* Directions for this task
Omit the pictures and print exactly the lines of the listing below, starting at the first and ending at the line containing "plt.rcParams['mathtext.it'] = 'Liberation".

[Records with drawing code]
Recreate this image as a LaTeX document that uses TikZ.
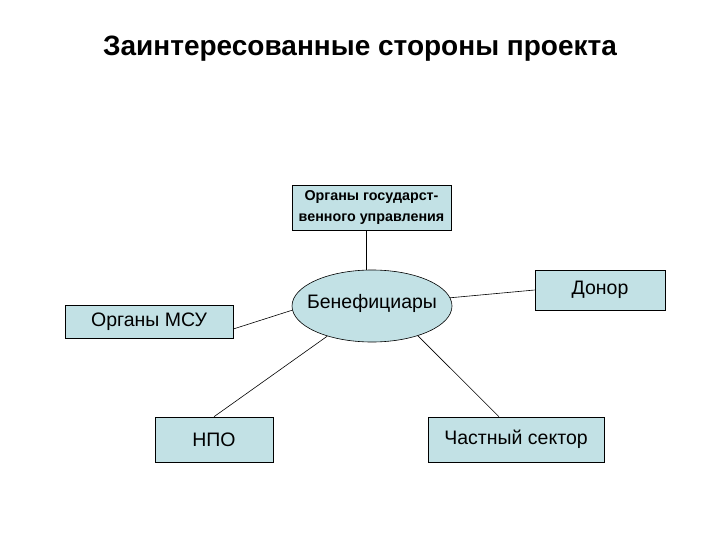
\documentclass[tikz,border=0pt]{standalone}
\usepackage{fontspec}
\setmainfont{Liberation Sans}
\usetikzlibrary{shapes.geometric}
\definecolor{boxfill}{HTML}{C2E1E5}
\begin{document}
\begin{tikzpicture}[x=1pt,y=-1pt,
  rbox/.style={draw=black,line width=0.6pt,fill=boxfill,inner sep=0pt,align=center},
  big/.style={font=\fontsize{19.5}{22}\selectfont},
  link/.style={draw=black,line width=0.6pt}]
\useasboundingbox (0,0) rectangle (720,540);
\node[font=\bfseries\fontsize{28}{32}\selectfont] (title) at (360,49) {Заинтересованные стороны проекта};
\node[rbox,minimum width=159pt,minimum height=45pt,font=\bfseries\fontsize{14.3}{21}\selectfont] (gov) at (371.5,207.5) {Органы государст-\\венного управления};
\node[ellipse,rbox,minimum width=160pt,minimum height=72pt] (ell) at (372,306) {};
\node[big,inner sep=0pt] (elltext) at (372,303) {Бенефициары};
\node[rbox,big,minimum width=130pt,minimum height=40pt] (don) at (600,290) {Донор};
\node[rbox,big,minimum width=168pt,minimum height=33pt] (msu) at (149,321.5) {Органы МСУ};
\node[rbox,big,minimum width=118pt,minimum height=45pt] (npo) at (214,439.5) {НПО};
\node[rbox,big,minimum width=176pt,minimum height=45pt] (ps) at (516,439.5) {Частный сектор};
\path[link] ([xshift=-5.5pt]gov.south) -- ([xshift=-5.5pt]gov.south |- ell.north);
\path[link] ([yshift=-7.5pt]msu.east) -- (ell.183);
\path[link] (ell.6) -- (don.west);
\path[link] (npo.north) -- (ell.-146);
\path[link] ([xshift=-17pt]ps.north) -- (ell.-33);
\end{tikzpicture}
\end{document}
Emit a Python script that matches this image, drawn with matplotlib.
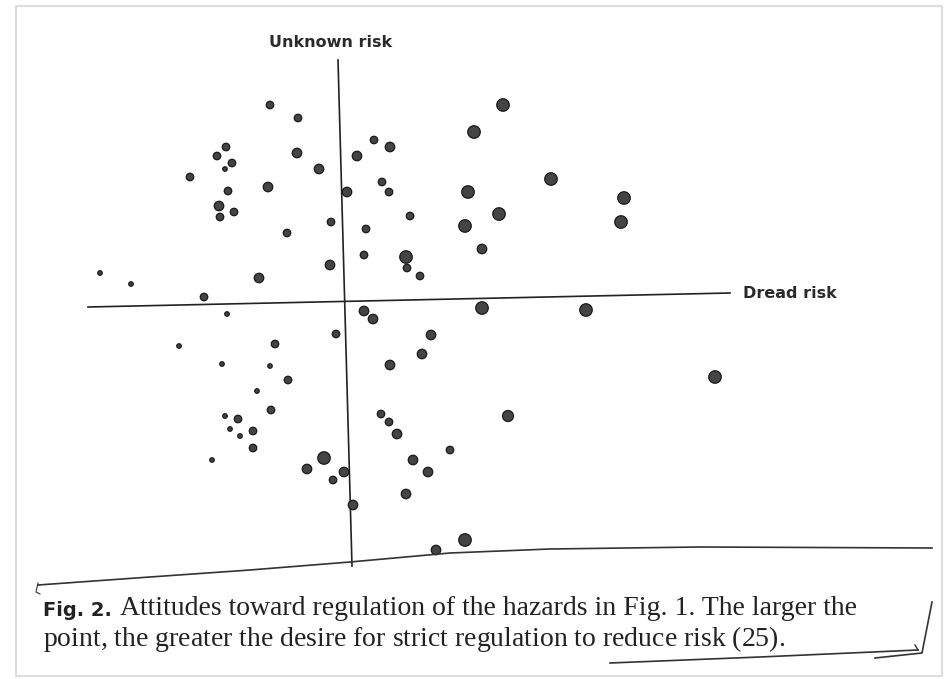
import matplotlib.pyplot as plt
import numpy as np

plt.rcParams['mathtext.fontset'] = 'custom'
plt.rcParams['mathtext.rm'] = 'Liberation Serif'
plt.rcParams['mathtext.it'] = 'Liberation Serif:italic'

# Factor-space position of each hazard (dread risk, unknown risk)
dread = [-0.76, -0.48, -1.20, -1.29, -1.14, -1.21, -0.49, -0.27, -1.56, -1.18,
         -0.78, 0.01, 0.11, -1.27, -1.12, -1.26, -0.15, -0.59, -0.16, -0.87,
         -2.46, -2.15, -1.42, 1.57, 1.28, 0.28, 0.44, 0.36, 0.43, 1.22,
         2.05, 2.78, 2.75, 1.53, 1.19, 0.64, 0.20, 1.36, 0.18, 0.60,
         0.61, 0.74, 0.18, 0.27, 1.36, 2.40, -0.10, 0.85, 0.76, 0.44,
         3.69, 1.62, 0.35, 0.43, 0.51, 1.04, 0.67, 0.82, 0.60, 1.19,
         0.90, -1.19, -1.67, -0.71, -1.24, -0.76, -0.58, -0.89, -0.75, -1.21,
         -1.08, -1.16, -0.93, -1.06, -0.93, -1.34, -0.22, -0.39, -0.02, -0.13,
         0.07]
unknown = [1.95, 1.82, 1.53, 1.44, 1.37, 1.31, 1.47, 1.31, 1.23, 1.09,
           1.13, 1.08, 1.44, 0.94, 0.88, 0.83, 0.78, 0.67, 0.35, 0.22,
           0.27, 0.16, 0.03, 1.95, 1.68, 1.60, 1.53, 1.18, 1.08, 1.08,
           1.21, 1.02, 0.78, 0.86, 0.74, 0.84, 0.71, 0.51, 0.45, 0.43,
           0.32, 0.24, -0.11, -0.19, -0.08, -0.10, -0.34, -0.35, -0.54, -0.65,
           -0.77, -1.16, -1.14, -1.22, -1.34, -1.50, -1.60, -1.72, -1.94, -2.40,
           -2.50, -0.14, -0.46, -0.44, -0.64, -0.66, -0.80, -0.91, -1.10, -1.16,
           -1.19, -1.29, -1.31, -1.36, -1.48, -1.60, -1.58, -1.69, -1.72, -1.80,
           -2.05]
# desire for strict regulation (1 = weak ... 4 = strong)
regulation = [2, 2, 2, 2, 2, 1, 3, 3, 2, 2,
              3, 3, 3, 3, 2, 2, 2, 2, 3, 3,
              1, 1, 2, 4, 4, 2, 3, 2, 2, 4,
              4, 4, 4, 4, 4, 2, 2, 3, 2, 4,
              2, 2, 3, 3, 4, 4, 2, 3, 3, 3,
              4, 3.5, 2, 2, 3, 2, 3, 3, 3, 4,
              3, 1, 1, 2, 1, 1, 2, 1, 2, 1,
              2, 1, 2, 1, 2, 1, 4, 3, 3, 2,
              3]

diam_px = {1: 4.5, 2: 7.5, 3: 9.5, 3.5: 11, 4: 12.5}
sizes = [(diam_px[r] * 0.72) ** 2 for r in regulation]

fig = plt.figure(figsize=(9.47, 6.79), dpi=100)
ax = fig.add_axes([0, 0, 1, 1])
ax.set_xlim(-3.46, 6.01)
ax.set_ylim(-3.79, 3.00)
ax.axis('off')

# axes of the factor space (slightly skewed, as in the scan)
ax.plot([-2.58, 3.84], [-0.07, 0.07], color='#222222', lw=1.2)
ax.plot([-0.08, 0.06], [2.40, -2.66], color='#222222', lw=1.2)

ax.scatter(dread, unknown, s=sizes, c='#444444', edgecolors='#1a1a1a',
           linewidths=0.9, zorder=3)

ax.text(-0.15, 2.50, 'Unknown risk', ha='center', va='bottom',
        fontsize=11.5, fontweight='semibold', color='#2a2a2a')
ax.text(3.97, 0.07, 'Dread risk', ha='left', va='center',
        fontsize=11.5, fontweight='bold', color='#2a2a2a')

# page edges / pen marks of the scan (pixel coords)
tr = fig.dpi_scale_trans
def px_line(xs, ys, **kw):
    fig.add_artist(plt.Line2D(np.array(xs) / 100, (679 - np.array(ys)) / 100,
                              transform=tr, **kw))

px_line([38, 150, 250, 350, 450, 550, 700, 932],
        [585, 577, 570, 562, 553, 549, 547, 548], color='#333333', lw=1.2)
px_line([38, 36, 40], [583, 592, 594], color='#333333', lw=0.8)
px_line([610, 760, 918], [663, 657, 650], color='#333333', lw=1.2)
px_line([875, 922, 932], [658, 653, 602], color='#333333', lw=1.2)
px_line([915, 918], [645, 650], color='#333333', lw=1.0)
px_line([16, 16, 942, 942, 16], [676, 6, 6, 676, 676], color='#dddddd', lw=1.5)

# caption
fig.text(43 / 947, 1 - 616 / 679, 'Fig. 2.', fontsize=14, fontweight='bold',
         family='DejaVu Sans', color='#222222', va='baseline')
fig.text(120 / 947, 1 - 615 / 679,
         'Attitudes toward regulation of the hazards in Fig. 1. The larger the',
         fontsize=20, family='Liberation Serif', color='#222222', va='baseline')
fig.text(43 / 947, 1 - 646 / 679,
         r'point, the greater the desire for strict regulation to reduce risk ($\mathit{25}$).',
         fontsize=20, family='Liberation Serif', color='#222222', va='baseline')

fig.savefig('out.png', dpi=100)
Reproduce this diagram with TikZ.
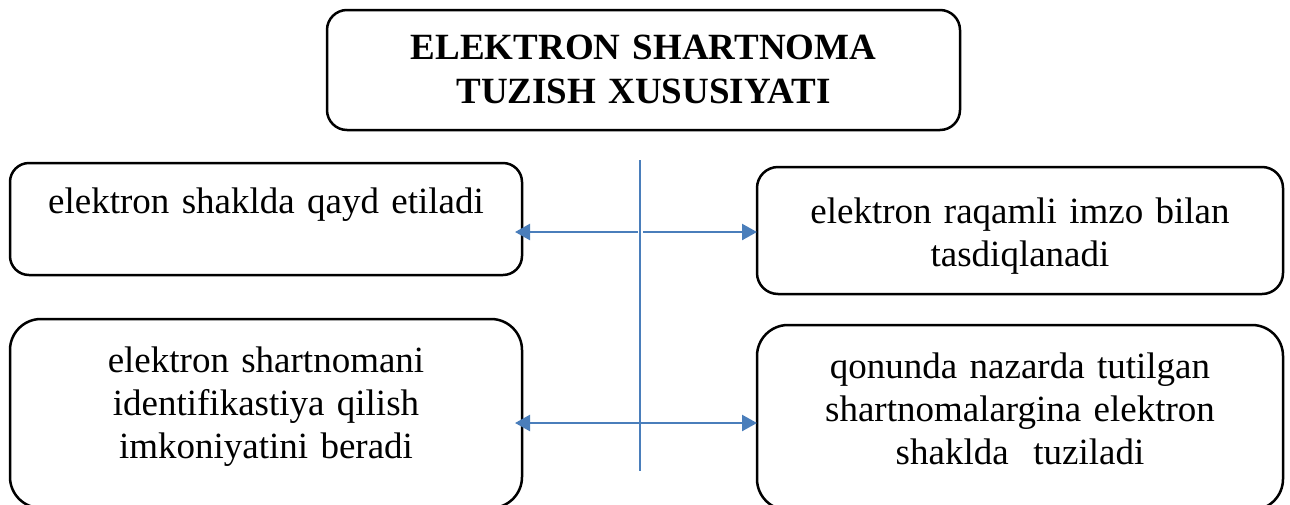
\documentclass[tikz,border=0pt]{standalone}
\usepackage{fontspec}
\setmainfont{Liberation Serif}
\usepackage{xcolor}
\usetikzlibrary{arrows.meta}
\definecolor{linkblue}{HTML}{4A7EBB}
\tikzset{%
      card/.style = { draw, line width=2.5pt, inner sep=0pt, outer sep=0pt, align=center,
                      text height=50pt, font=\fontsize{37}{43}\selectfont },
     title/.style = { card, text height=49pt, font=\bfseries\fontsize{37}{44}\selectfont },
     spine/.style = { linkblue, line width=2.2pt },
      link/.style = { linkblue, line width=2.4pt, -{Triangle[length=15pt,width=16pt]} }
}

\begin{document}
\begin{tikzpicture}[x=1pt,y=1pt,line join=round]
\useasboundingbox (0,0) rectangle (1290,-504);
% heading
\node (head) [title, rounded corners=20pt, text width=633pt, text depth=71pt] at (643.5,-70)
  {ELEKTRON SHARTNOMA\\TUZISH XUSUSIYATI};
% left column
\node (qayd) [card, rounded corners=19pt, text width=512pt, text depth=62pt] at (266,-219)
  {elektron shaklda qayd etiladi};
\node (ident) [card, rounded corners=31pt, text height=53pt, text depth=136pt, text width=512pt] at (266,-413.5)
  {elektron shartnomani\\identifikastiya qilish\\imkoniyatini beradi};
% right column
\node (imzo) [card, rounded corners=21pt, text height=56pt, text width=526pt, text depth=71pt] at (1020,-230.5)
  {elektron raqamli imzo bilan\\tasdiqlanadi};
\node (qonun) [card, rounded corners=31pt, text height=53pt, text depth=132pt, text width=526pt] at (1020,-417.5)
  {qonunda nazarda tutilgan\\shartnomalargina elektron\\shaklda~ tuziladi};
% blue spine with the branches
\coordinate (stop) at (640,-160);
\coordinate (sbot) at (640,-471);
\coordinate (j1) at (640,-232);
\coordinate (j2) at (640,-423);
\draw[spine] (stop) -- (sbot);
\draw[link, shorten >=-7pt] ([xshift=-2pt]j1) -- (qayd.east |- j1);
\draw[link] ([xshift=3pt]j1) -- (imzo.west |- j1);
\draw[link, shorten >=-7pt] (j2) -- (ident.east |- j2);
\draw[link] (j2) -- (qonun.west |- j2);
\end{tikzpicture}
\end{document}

* Output below
Recreate this image as a LaTeX document that uses TikZ.
\documentclass[tikz,border=0pt]{standalone}
\usepackage{fontspec}
\setmainfont{Liberation Sans}
\usetikzlibrary{shapes.geometric}
\definecolor{boxfill}{HTML}{C2E1E5}
\begin{document}
\begin{tikzpicture}[x=1pt,y=-1pt,
  rbox/.style={draw=black,line width=0.6pt,fill=boxfill,inner sep=0pt,align=center},
  big/.style={font=\fontsize{19.5}{22}\selectfont},
  link/.style={draw=black,line width=0.6pt}]
\useasboundingbox (0,0) rectangle (720,540);
\node[font=\bfseries\fontsize{28}{32}\selectfont] (title) at (360,49) {Заинтересованные стороны проекта};
\node[rbox,minimum width=159pt,minimum height=45pt,font=\bfseries\fontsize{14.3}{21}\selectfont] (gov) at (371.5,207.5) {Органы государст-\\венного управления};
\node[ellipse,rbox,minimum width=160pt,minimum height=72pt] (ell) at (372,306) {};
\node[big,inner sep=0pt] (elltext) at (372,303) {Бенефициары};
\node[rbox,big,minimum width=130pt,minimum height=40pt] (don) at (600,290) {Донор};
\node[rbox,big,minimum width=168pt,minimum height=33pt] (msu) at (149,321.5) {Органы МСУ};
\node[rbox,big,minimum width=118pt,minimum height=45pt] (npo) at (214,439.5) {НПО};
\node[rbox,big,minimum width=176pt,minimum height=45pt] (ps) at (516,439.5) {Частный сектор};
\path[link] ([xshift=-5.5pt]gov.south) -- ([xshift=-5.5pt]gov.south |- ell.north);
\path[link] ([yshift=-7.5pt]msu.east) -- (ell.183);
\path[link] (ell.6) -- (don.west);
\path[link] (npo.north) -- (ell.-146);
\path[link] ([xshift=-17pt]ps.north) -- (ell.-33);
\end{tikzpicture}
\end{document}
Emit a Python script that matches this image, drawn with matplotlib.
import matplotlib.pyplot as plt
import numpy as np

plt.rcParams['mathtext.fontset'] = 'custom'
plt.rcParams['mathtext.rm'] = 'Liberation Serif'
plt.rcParams['mathtext.it'] = 'Liberation Serif:italic'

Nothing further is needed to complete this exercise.